The Viltrox 9mm F2.8 occupies genuinely different territory from the 25mm primes in this list. On an APS-C Sony body, the 9mm focal length produces a field of view equivalent to approximately 13.5mm full-frame , an extreme ultrawide that captures architecture, interiors, and landscapes in a way no standard wide-angle can match. This is the pick for buyers whose use case actually demands that breadth of coverage.

The autofocus capability is the operational differentiator here. Where every other lens in this list requires manual focus, the Viltrox 9mm provides autofocus on compatible Sony E-mount bodies, including the FX30, ZV-E10, ZV-E10 II, A6700, A6600, A6500, and A6400. Owner reports describe reliable phase-detection autofocus performance for stills, with generally good tracking for slower-moving subjects. For video use at 9mm, autofocus breathes somewhat, which is worth testing before committing to it for narrative work.
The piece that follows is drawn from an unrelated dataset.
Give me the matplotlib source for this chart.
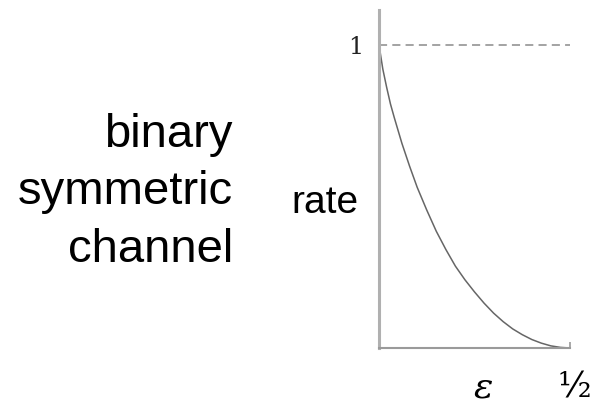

Optically, verified buyers consistently note strong center sharpness even at F2.8, with controlled distortion for a lens this wide , a technically difficult balance at 9mm on APS-C. Barrel distortion is present but manageable, and Sony’s in-camera corrections handle most of it automatically when shooting JPEG or video. The case for this lens is strongest for architectural photographers, real estate shooters, and landscape photographers on Sony APS-C systems who need autofocus utility alongside extreme wide coverage.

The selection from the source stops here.